In a previous post, we mentioned that third party liability is an important issue to explore in motor vehicle accident cases where there may have been other parties who contributed to the accident other than the individuals directly involved in the crash.

The possibility of pursuing such third-party liability really depends on the circumstances of the case, and it is important to work with an experienced attorney who can help identify all potentially liable parties and hold them accountable. One possibility for third party liability is vicarious liability, which involves holding employers liable for the wrongdoing of their employees.  

Under New York Law, an employer is generally liable for the actions of an employee as long as the employee was acting within the scope of employment. Employers are generally not going to be liable for the wrongful actions of independent contractors since they do not exercise as much control over their actions. In New York, the courts will determine whether an employment relationship exists on the basis of whether one party maintains general supervisory powers the other. If the supervision only amounts to incidental control, there is no employment relationship that may give rise to vicarious liability.
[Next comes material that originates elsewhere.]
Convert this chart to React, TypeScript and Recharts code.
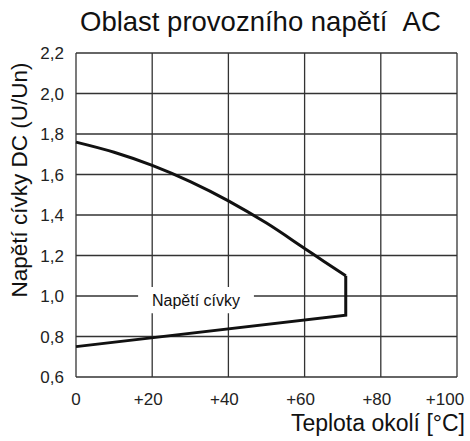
import { LineChart, Line, XAxis, YAxis, CartesianGrid, ReferenceArea, Label } from "recharts"

// teplota okolí [°C]
const teplota = [0, 10, 20, 30, 40, 50, 60, 65, 70.8, 70.8, 0]
// horní hranice napětí cívky (U/Un)
const horni = [1.76, 1.71, 1.645, 1.565, 1.47, 1.36, 1.235, 1.172, 1.1, null, null]
// svislý úsek a dolní hranice
const dolni = [null, null, null, null, null, null, null, null, 1.1, 0.905, 0.75]

const xTicks = [0, 20, 40, 60, 80, 100]
const yTicks = [0.6, 0.8, 1.0, 1.2, 1.4, 1.6, 1.8, 2.0, 2.2]

const data = teplota.map((t, i) => ({ t, horni: horni[i], dolni: dolni[i] }))

const FONT = "'Liberation Sans', Arial, sans-serif"

const XTick = (props: any) => {
  const { x, y, payload } = props
  const v = payload.value as number
  const label = v === 0 ? "0" : "+" + v
  const dx = v === 0 ? 0 : v === 100 ? -12 : -4
  return (
    <text x={x + dx} y={y + 8} dy="0.71em" textAnchor="middle" fill="#222" fontSize={17} fontFamily={FONT}>
      {label}
    </text>
  )
}

export default function App() {
  return (
    <div style={{ position: "fixed", left: 0, top: 0, width: 470, height: 441, background: "#fff", fontFamily: FONT }}>
      <div style={{ position: "absolute", left: 80, top: 5, fontSize: 27.5, lineHeight: "34px", color: "#111", whiteSpace: "nowrap" }}>
        Oblast provozního napětí&nbsp;&nbsp;AC
      </div>
      <div style={{ position: "absolute", right: 5, top: 409, fontSize: 23, lineHeight: "28px", color: "#111", whiteSpace: "nowrap" }}>
        Teplota okolí [°C]
      </div>
      <div style={{ position: "absolute", left: 20, top: 180, width: 0, height: 0, zIndex: 2 }}>
        <div
          style={{
            position: "absolute", left: 0, top: 0, transform: "translate(-50%, -50%) rotate(-90deg)",
            fontSize: 22.5, lineHeight: "26px", color: "#111", whiteSpace: "nowrap",
          }}
        >
          Napětí cívky DC (U/Un)
        </div>
      </div>
      <LineChart width={470} height={441} data={data} margin={{ top: 53, right: 13, bottom: 0, left: 0 }}>
        <CartesianGrid stroke="#333" strokeWidth={1.3} horizontalValues={yTicks} verticalValues={xTicks} />
        <XAxis
          dataKey="t"
          type="number"
          domain={[0, 100]}
          ticks={xTicks}
          height={64}
          axisLine={false}
          tickLine={false}
          tick={<XTick />}
        />
        <YAxis
          type="number"
          domain={[0.6, 2.2]}
          ticks={yTicks}
          width={76}
          axisLine={false}
          tickLine={false}
          tickMargin={6}
          tick={{ fill: "#222", fontSize: 17, fontFamily: FONT }}
          tickFormatter={(v: number) => v.toFixed(1).replace(".", ",")}
        />
        <ReferenceArea x1={16.3} x2={46.7} y1={0.915} y2={1.045} fill="#fff" fillOpacity={1} stroke="none" ifOverflow="visible">
          <Label value="Napětí cívky" position="center" style={{ fill: "#111", fontSize: 16, fontFamily: FONT }} />
        </ReferenceArea>
        <Line type="monotone" dataKey="horni" stroke="#111" strokeWidth={3} dot={false} isAnimationActive={false} />
        <Line type="linear" dataKey="dolni" stroke="#111" strokeWidth={3} dot={false} isAnimationActive={false} />
      </LineChart>
    </div>
  )
}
That being said, employers may be held accountable for the actions of independent contractors if they direct or affirmatively participate in wrongful actions of a contract which result in injury or death. In addition, employers may be liable for the actions of independent contractors if they fail to properly select, instruct or supervise them, if the injury occurs in the context of work which is highly dangerous, or when the employer attempted to make the contractor responsible for a duty that cannot be delegated.